Pryso...I know. I'm a tube guy also... it is amazing how a good tube amp can "open up" speakers..especially with multiple drivers and complicated crossovers....and how a 30 watt tube amp can sound as "big" as a 200 watt transistor sometimes. FYI I just had a ARC ST70-C modified/updated per Bill Johnson's 2004 memo circulating on the internet. I was nervous about touching this amp because it sounded great anyway. But WOW! the magic in the midrange is more transparent and both the top end and bottom end have been extended. I own several expensive tube amps and I am looking at this little old box and wondering why would I hook anything else up?? This amp easily plays my DQ10s and Infinity RSIIbs . . . 30 watts are you kidding me??? I've had Threshold and Sumo class A amps die on these speakers?? go figure. I think I will go fire him up...again
Pryso and Hifibear, sorry getting long winded. FYI the last versions of the Hafler amps with Jfet driver/Mosfet output play (not sound) my hard to drive speakers like a tube amp. When the absolute sound reviewed the XL280 the reviewer loved it but as usual HP POO POOed it. I loved David Hafler's response..talk about speaking from authority about designs. He said his amp would compete with any $2000+ amp and I agree. The only transistor amp that I have heard that compares is the BAT amps...few more dollars. The Haflers do very in "whiteish" sound in the midrange that HP heard..but let them break in and warm up it goes away. One Tech told me that the class A point varied in the Haflers. If they run hot...good sound.
Thanks all. You have all been a great help. I'm gonna look for a garage sale st70. Wish me luck.
Hifibear, hopefully a good decision, but I must add some cautions.

Any ST-70 will be old. I built one from a kit in the late '60s as the foundation
for my first stereo system. It remained a current product up until the mid-
'70s I believe. Then a subsequent owner of Dynaco later offered a Mk 2
version for awhile. But they sold in huge numbers and a good many remain in
use. The first thing will be to check the tubes. Then, be sure the amp can be
biases correctly. If you suspect the amp you find is original it would be well
to at least replace the capacitors.

One reviewer suggested that ANY amp with EL-34 output tubes would likely
be pleasing and musical (assuming it was working properly). The ST-70
clearly stood the test of time since it remains popular 50 years later. But
while it may be one of the best amps for the money, no one should expect it
to be one of the best amps. Various brands mentioned in my first response
will outperform it, but they will all cost more.

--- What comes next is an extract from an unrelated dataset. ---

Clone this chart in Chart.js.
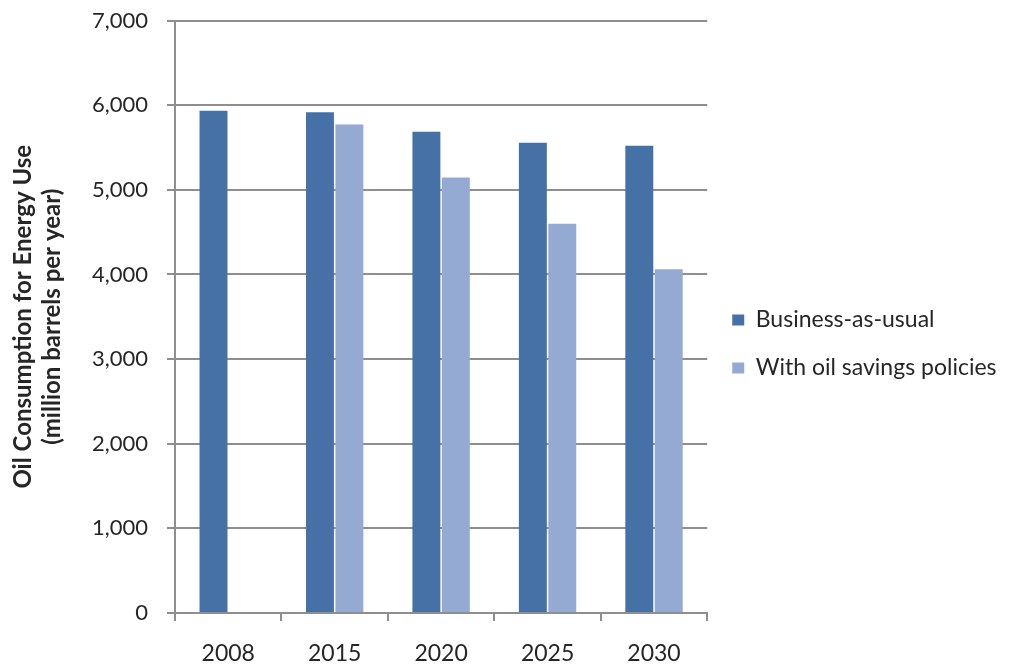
<!DOCTYPE html>
<html>
<head>
<meta charset="utf-8">
<title>Oil Consumption for Energy Use</title>
<script src="https://cdn.jsdelivr.net/npm/chart.js@4/dist/chart.umd.min.js"></script>
<style>
  html, body { margin: 0; padding: 0; background: #ffffff; }
  #wrap { width: 1016px; height: 668px; }
</style>
</head>
<body>
<div id="wrap"><canvas id="chart" width="1016" height="668"></canvas></div>
<script>
// Projected oil consumption, million barrels per year
const years = ['2008', '2015', '2020', '2025', '2030'];
const businessAsUsual = [5935, 5915, 5685, 5555, 5520];
const withOilSavings = [null, 5770, 5145, 4600, 4060];
const seriesNames = ['Business-as-usual', 'With oil savings policies'];
const axisTitle = ['Oil Consumption for Energy Use', '(million barrels per year)'];

const gridColor = '#8e8e8e';
const textColor = '#262626';
const fontFamily = 'Lato, "Open Sans", "Liberation Sans", sans-serif';

new Chart(document.getElementById('chart'), {
  type: 'bar',
  data: {
    labels: years,
    datasets: [
      {
        label: seriesNames[0],
        data: businessAsUsual,
        backgroundColor: '#4571a6',
        borderWidth: 0,
        categoryPercentage: 0.553,
        barPercentage: 0.95
      },
      {
        label: seriesNames[1],
        data: withOilSavings,
        backgroundColor: '#94aad2',
        borderWidth: 0,
        categoryPercentage: 0.553,
        barPercentage: 0.95
      }
    ]
  },
  options: {
    responsive: false,
    animation: false,
    layout: { padding: { top: 0, right: 9.5, bottom: 0, left: 0 } },
    plugins: {
      tooltip: { enabled: false },
      legend: {
        position: 'right',
        align: 'center',
        maxWidth: 340,
        title: {
          display: true,
          text: '',
          padding: { top: 19, bottom: 0 },
          font: { size: 1, lineHeight: 1 }
        },
        labels: {
          boxWidth: 12,
          boxHeight: 11,
          padding: 25,
          color: textColor,
          font: { family: fontFamily, size: 23 }
        }
      }
    },
    scales: {
      x: {
        offset: true,
        afterFit: (scale) => { scale.height = 55; },
        grid: {
          display: true,
          offset: true,
          drawOnChartArea: false,
          drawTicks: true,
          tickLength: 8,
          color: gridColor,
          lineWidth: 2
        },
        border: { display: true, color: gridColor, width: 2 },
        ticks: {
          color: textColor,
          padding: 19,
          font: { family: fontFamily, size: 23 }
        }
      },
      y: {
        min: 0,
        max: 7000,
        afterFit: (scale) => {
          scale.width = 175;
          scale.paddingTop = 20.5;
          scale.paddingBottom = 13;
        },
        ticks: {
          stepSize: 1000,
          color: textColor,
          padding: 19,
          font: { family: fontFamily, size: 22 },
          callback: (v) => Number(v).toLocaleString('en-US')
        },
        grid: {
          color: gridColor,
          lineWidth: 2,
          tickLength: 8
        },
        border: { display: true, color: gridColor, width: 2 },
        title: {
          display: true,
          text: axisTitle,
          color: textColor,
          padding: { top: 9, bottom: 0 },
          font: { family: fontFamily, size: 24, weight: 'bold', lineHeight: 1.2 }
        }
      }
    }
  }
});
</script>
</body>
</html>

Because the ST-70 was and remains so popular, many modifications are
available. The ARC ST70-C for example was a version designed by William Z.
Johnson, the man behind Audio Research. But those are not too common. I
think a clean, stock ST-70 example can be found for $200-400, depending
on your luck. One that has been modified by a reputable company/designer
may cost $500-800. Start with Audiogon ads.

If any of this sounds intimidating, you may be best to fall back on the Hafler
recommendation. If not, good luck to you.
I second the recommendation to try a used Hafler power amp - my choice would be the DH-220. I got mine on eBay for $150 about four years ago - they seem a bit more now, about $200, but still well worth it. I'm sure an ST-70 would sound very good, but it will be more money, and very possibly much more hassle. Same designer, btw.

My NAD 3020 is still going strong after 30 years, and powers my wife's kitchen system now.